When the producer introduces new products with low novelty and motivated by the desire to adopt technology, as depicted in the lower left quadrant, the customer is puzzled. Who needs a toaster with an internet connection? Of what use is a coffee machine that snaps a photo each time you load it? These products fail to connect with the customer because they are conceived without the customer and deliver no special benefit.

In the top left quadrant, the company introduces great novelty, but for the sake of the technology, not the customer, and the result is customer alienation. Personal 3D printers might be technologically new and cool, but they are (as of today) hardly useful for the general public. Roomba, the giant hockey puck that autonomously vacuums the floor, is amazing technology, but in every household I’ve seen it, it sits in a corner gathering dust once the novelty has worn off. It’s not very useful, the customer regrets spending money on something so cool that quickly becomes so useless, and so they feel alienated from the company, unlikely to buy anything from them again.

But when the company focuses on the customer in developing new products, great things can happen. At the very least, the product will offer satisfaction, shown in the IMM’s bottom right quadrant. RFID-enabled luggage tags are an incremental improvement to the traditional luggage tag, and they deliver great benefit to the customer: reduced anxiety about, and incidence of, lost luggage. Fitbit is not very novel, but customers love tracking their vitals and challenging themselves to meet fitness goals.

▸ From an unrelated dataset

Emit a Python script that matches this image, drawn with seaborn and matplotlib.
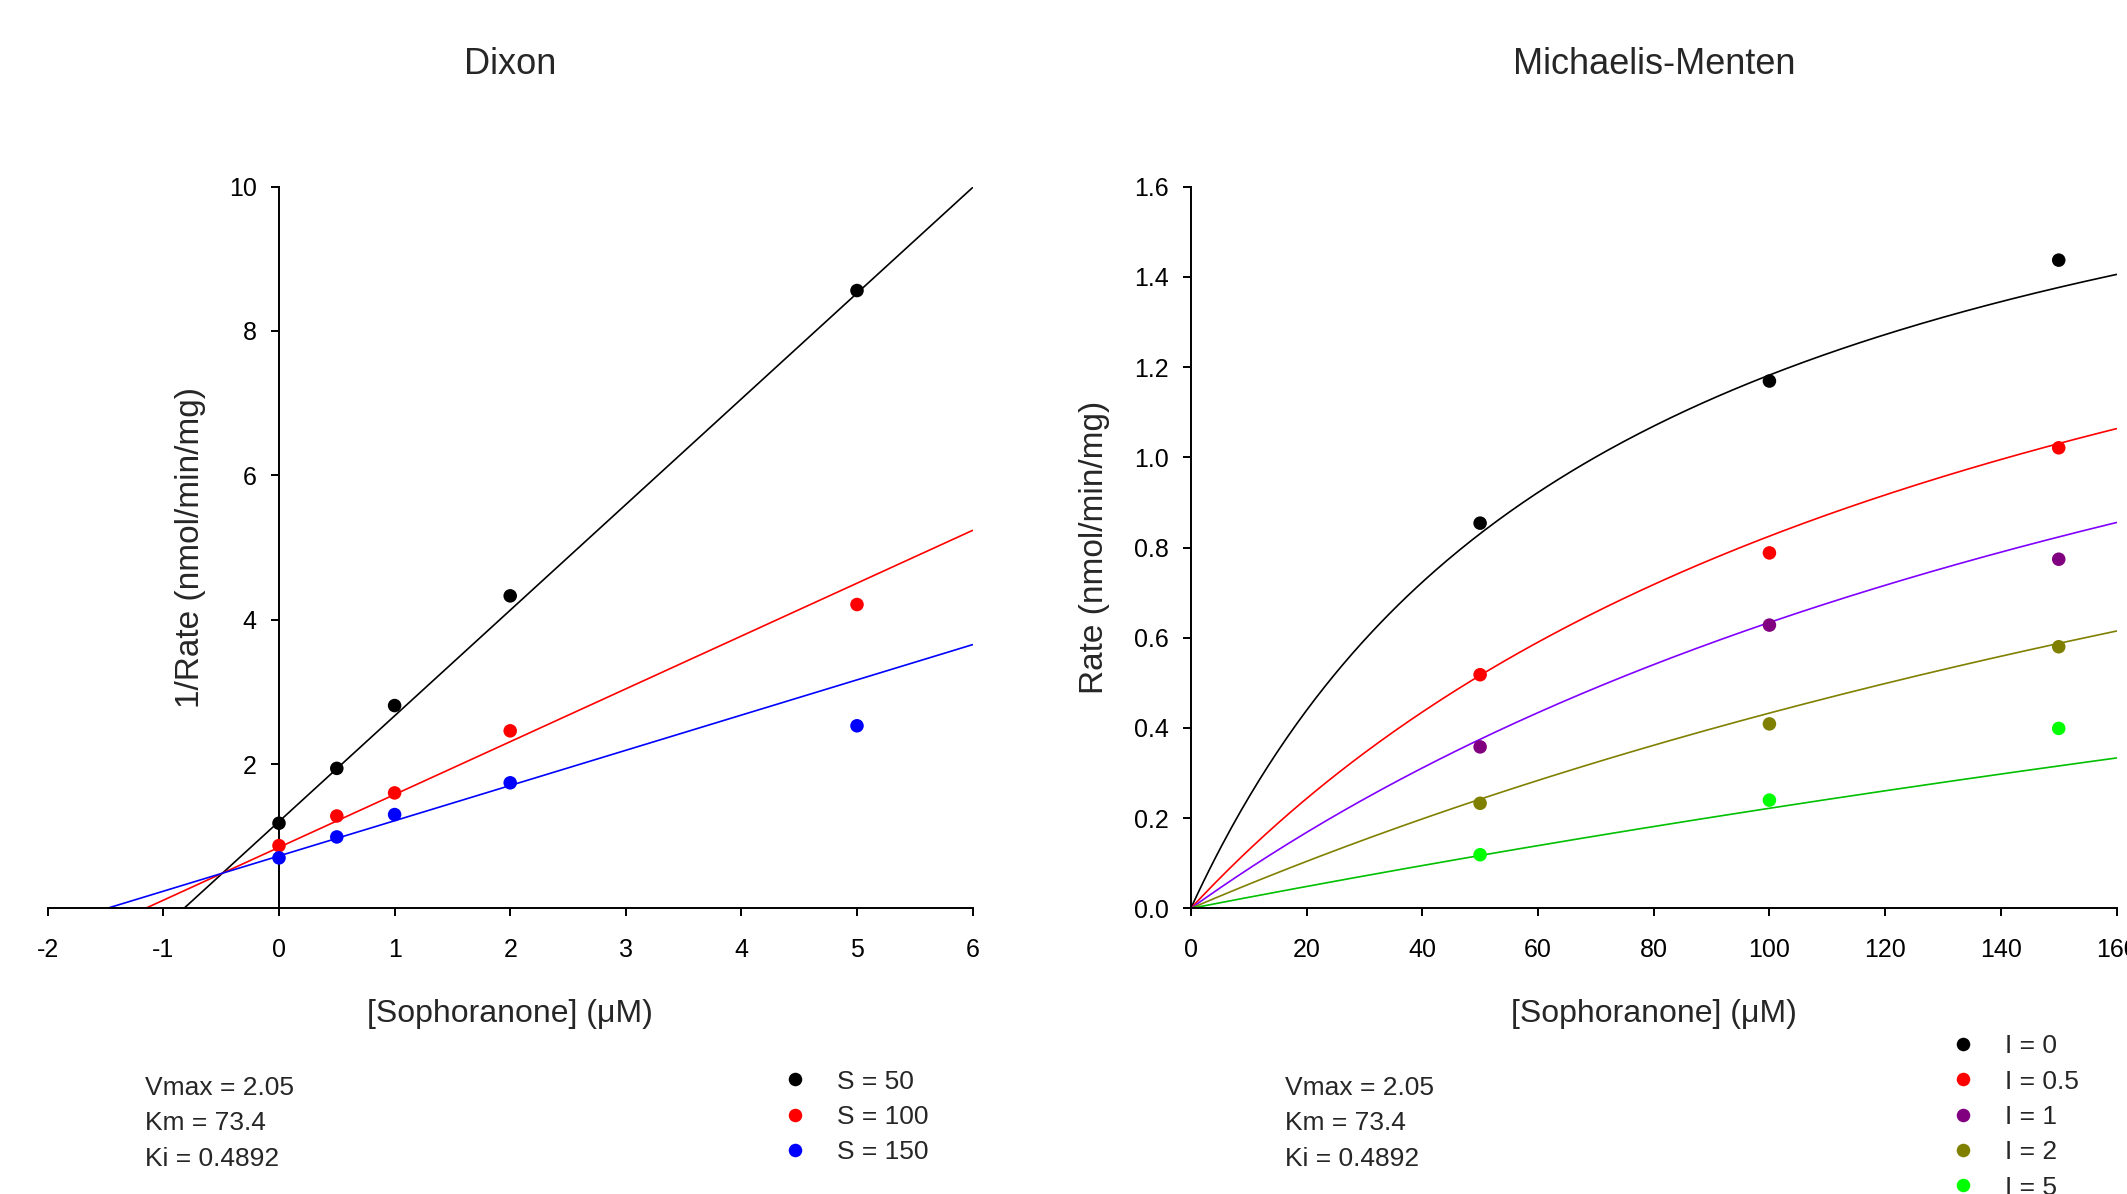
import numpy as np
import pandas as pd
import matplotlib
matplotlib.use("Agg")
import matplotlib.pyplot as plt
import seaborn as sns

sns.set_style("white")
plt.rcParams['font.family'] = ['Liberation Sans', 'DejaVu Sans']
plt.rcParams['axes.unicode_minus'] = False

# ---------------- data ----------------
# fitted parameters (shown on chart)
VMAX = 2.05
KM = 73.4
KI = 0.4892

# Dixon plot: inhibitor concentrations and 1/rate for each substrate level
dixon_I = [0, 0.5, 1, 2, 5]
dixon_S = [50, 100, 150]
dixon_S_labels = ["S = 50", "S = 100", "S = 150"]
inv_rate_S50 = [1.18, 1.94, 2.81, 4.33, 8.56]
inv_rate_S100 = [0.87, 1.28, 1.60, 2.46, 4.21]
inv_rate_S150 = [0.70, 0.99, 1.30, 1.74, 2.53]
dixon_colors = ["#000000", "#ff0000", "#0000ff"]

# Michaelis-Menten plot: substrate concentrations and rate for each inhibitor level
mm_S = [50, 100, 150]
mm_I = [0, 0.5, 1, 2, 5]
mm_I_labels = ["I = 0", "I = 0.5", "I = 1", "I = 2", "I = 5"]
rate_I0 = [0.854, 1.169, 1.437]
rate_I05 = [0.518, 0.788, 1.021]
rate_I1 = [0.358, 0.628, 0.774]
rate_I2 = [0.233, 0.409, 0.580]
rate_I5 = [0.119, 0.240, 0.399]
mm_marker_colors = ["#000000", "#ff0000", "#800080", "#808000", "#00ff00"]
mm_line_colors = ["#000000", "#ff0000", "#8000ff", "#808000", "#00c000"]

# ---------------- tables ----------------
dixon_vals = [inv_rate_S50, inv_rate_S100, inv_rate_S150]
dixon_df = pd.DataFrame([
    {"I": i, "inv_rate": v, "series": lab}
    for lab, vals in zip(dixon_S_labels, dixon_vals)
    for i, v in zip(dixon_I, vals)
])
I_grid = np.linspace(-2, 6, 200)
dixon_fit = pd.DataFrame([
    {"I": i, "inv_rate": (1 / VMAX) * (1 + KM / s) + KM / (VMAX * s * KI) * i, "series": lab}
    for s, lab in zip(dixon_S, dixon_S_labels)
    for i in I_grid
])

mm_vals = [rate_I0, rate_I05, rate_I1, rate_I2, rate_I5]
mm_df = pd.DataFrame([
    {"S": s, "rate": v, "series": lab}
    for lab, vals in zip(mm_I_labels, mm_vals)
    for s, v in zip(mm_S, vals)
])
S_grid = np.linspace(0, 160, 300)
mm_fit = pd.DataFrame([
    {"S": s, "rate": VMAX * s / (KM * (1 + i / KI) + s), "series": lab}
    for i, lab in zip(mm_I, mm_I_labels)
    for s in S_grid
])

# ---------------- figure ----------------
W, H = 2127, 1194
fig = plt.figure(figsize=(W / 100, H / 100), dpi=100)

def px_axes(left, right, top, bottom):
    return fig.add_axes([left / W, 1 - bottom / H, (right - left) / W, (bottom - top) / H])

ax1 = px_axes(47.8, 972.6, 186.6, 908.4)
ax2 = px_axes(1190.8, 2116.6, 186.6, 908.4)

TICK_FS = 18
LABEL_FS = 23
TITLE_FS = 26
TEXT_FS = 19

# Dixon
sns.lineplot(data=dixon_fit, x="I", y="inv_rate", hue="series", hue_order=dixon_S_labels,
             palette=dixon_colors, linewidth=1.2, legend=False, ax=ax1, sort=False)
sns.scatterplot(data=dixon_df, x="I", y="inv_rate", hue="series", hue_order=dixon_S_labels,
                palette=dixon_colors, s=95, linewidth=0, ax=ax1, zorder=3, clip_on=False)
ax1.set_xlim(-2, 6)
ax1.set_ylim(0, 10)
ax1.set_xticks(range(-2, 7))
ax1.set_yticks([2, 4, 6, 8, 10])
ax1.spines['left'].set_position(('data', 0))

# Michaelis-Menten
sns.lineplot(data=mm_fit, x="S", y="rate", hue="series", hue_order=mm_I_labels,
             palette=mm_line_colors, linewidth=1.2, legend=False, ax=ax2, sort=False)
sns.scatterplot(data=mm_df, x="S", y="rate", hue="series", hue_order=mm_I_labels,
                palette=mm_marker_colors, s=95, linewidth=0, ax=ax2, zorder=3)
ax2.set_xlim(0, 160)
ax2.set_ylim(0, 1.6)
ax2.set_xticks(range(0, 161, 20))
ax2.set_yticks(np.arange(0, 1.61, 0.2))
ax2.yaxis.set_major_formatter(matplotlib.ticker.FormatStrFormatter('%.1f'))

for ax in (ax1, ax2):
    for sp in ("top", "right"):
        ax.spines[sp].set_visible(False)
    for sp in ("left", "bottom"):
        ax.spines[sp].set_linewidth(1.4)
        ax.spines[sp].set_color("black")
    ax.tick_params(axis="both", direction="out", length=6, width=1.4, colors="black",
                   labelsize=TICK_FS, left=True, bottom=True)
    ax.tick_params(axis="y", pad=10)
    ax.tick_params(axis="x", pad=15.5)
    ax.set_xlabel("[Sophoranone] (\u03bcM)", fontsize=LABEL_FS)
    ax.xaxis.label.set_va("center")
    ax.xaxis.set_label_coords(0.5, (908.4 - 1014) / 721.8)
    ax.grid(False)

ax1.set_ylabel("1/Rate (nmol/min/mg)", fontsize=LABEL_FS + 1)
ax1.yaxis.label.set_va("center")
ax1.yaxis.set_label_coords((191 - 47.8) / 924.8, 0.5)
ax2.set_ylabel("Rate (nmol/min/mg)", fontsize=LABEL_FS + 1)
ax2.yaxis.label.set_va("center")
ax2.yaxis.set_label_coords((1094 - 1190.8) / 925.8, 0.5)

# titles
fig.text(510 / W, 1 - 65 / H, "Dixon", fontsize=TITLE_FS, ha="center", va="center")
fig.text(1654 / W, 1 - 65 / H, "Michaelis-Menten", fontsize=TITLE_FS, ha="center", va="center")

# parameter text
param_lines = [f"Vmax = {VMAX:.2f}", f"Km = {KM}", f"Ki = {KI}"]
for x0 in (145, 1285):
    for k, line in enumerate(param_lines):
        fig.text(x0 / W, 1 - (1088 + 35.3 * k) / H, line, fontsize=TEXT_FS, ha="left", va="center")

# legends
def place_legend(ax, labels, marker_x, first_y):
    handles, labs = ax.get_legend_handles_labels()
    fs_px = TEXT_FS * 100 / 72
    leg = ax.legend(handles, labs, loc="upper left",
                    bbox_to_anchor=((marker_x - 0.5 * fs_px) / W, 1 - (first_y - 0.58 * fs_px) / H),
                    bbox_transform=fig.transFigure, frameon=False, fontsize=TEXT_FS,
                    handlelength=1.0, handletextpad=1.1, labelspacing=0.43,
                    borderpad=0, borderaxespad=0, markerscale=1.0)
    return leg

place_legend(ax1, dixon_S_labels, 795, 1085)
place_legend(ax2, mm_I_labels, 1963, 1049.5)

fig.savefig("out.png", dpi=100)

At the best, when the customer is the focus and the novelty is high, the product can deliver amazement. 2007’s iPhone was truly revolutionary, and everyone had to have one. The Dyson hair dryer is orders of magnitude better than the standard appliance, and worth the matching price tag. Amazon’s Alexa is a completely new class of device, and it delights customers with its ability to orchestrate so many elements of the household.

The lesson for product companies is clear: Focus on the customer, not on the technology, in your innovation. The early 2010s saw many software companies avidly adopting cloud computing—a technology—for its own sake, without pausing to consider why the customers would care. Predictably, these companies failed to impress customers and sank into irrelevance.

If any of the following signs are true about your product development efforts, you are likely puzzling or alienating your customers:

  • The product label or advertisement contains jargon or three-letter-acronyms (TLAs).
  • You can’t explain why customers will continue to use this product a year later, after the novelty wears off.
  • The customer’s emotional state is not altered significantly by the product.
  • Customers have not been involved in the product design and development.

Where do your company’s products fall on the IMM? What motivates your product development efforts, and how novel are they? Answering this will help you discern what you need to do to satisfy and amaze your customers.